In a landmark ruling, the U.S. District Court for the Western District of Texas has reversed an earlier judgment supporting sanctions on Tornado Cash, a popular cryptocurrency mixer.
The official document states, “The judgment of the District Court is reversed, and the cause is remanded to the District Court for further proceedings.”
Following the announcement, Tornado Cash’s native token, TORN, skyrocketed by 140%, jumping from $9.50 to over $23 at the time of reporting.
Tornado Cash faced sanctions in August 2022 when the U.S. Office of Foreign Assets Control (OFAC) designated it as a sanctioned entity. Authorities cited the platform’s alleged use by North Korea for laundering stolen cryptocurrencies, leading to cybercrime accusations.
Additionally, one of Tornado Cash’s developers, Alexey Pertsev, received a sentence exceeding five years on charges of money laundering.
In response, Tornado Cash user Joseph Van Loon and five other plaintiffs sued the Treasury, Secretary Janet Yellen, OFAC, and its Director Andrea Gacki. They argued that OFAC exceeded its authority by targeting Tornado Cash under the International Emergency Economic Powers Act (IEEPA).
At the heart of the legal challenge lies the interpretation of the term “property” under the IEEPA, which allows the President to block any property in which a foreign nation has an interest.
Plaintiffs contended that Tornado Cash, as software, does not qualify as a person or entity and thus cannot be treated as “property.”
Key Appeals Court Findings
In November, the Appeals Court sided with the plaintiffs, highlighting the immutable nature of Tornado Cash’s smart contracts as an exception to the IEEPA’s definition of property.
The ruling stated:
“Immutable smart contracts cannot be discarded, altered, or controlled, making them inaccessible to developers or anyone on the Ethereum blockchain.”
The court also clarified that while developers could disconnect mutable smart contracts, immutable ones operate independently and remain outside human control or influence.
The Appeals Court further explained that Tornado Cash’s immutable smart contracts remain accessible to anyone with internet access, making them non-“ownable” assets.

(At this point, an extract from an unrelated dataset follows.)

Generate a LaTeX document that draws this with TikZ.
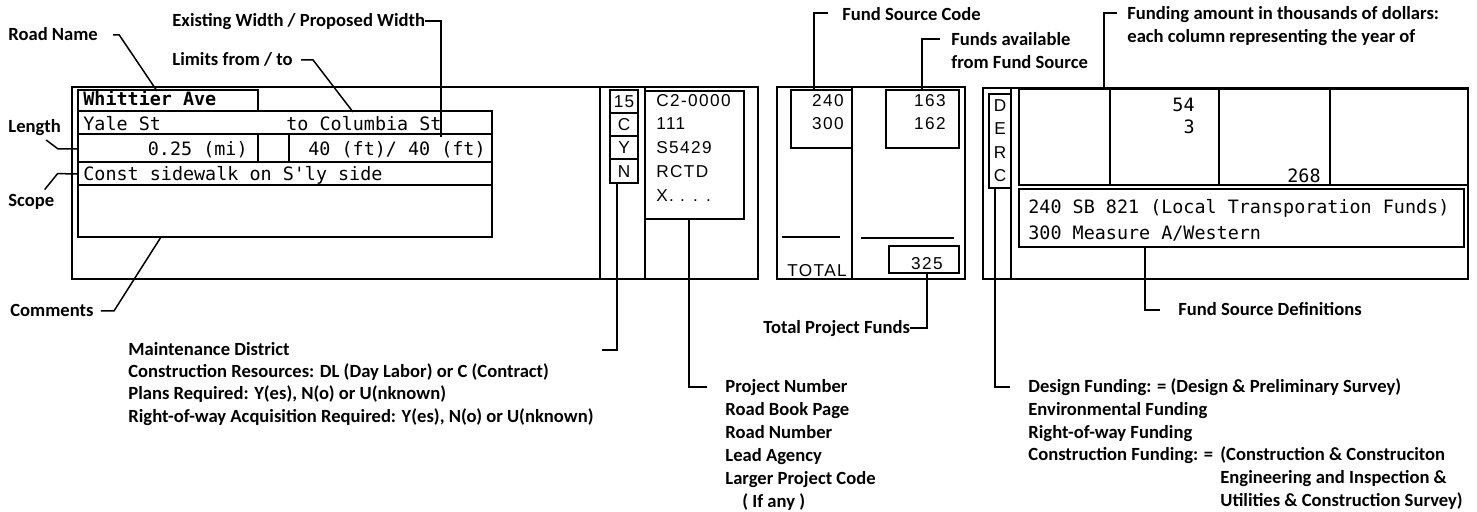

Although OFAC attempted to redefine property to include “contracts of any nature,” the court determined that immutable smart contracts lack the two-party agreement essential for classification as contracts.
“IEEPA grants significant power to regulate economic activity but does not extend to immutable technologies beyond human intervention,” the court stated.
The ruling sets a critical precedent for how blockchain technologies, particularly immutable smart contracts, are treated under U.S. law. It raises questions about the limits of government authority in sanctioning decentralized platforms and highlights the growing tension between emerging technologies and existing regulatory frameworks.
Conclusion: A Victory for Decentralization
This court decision marks a significant victory for the crypto community, reinforcing the unique nature of decentralized systems like Tornado Cash. It underscores the challenges regulators face in addressing technologies that operate outside traditional definitions of ownership and control.
As the case returns to the District Court, it could pave the way for clearer regulatory boundaries in the cryptocurrency and blockchain ecosystem.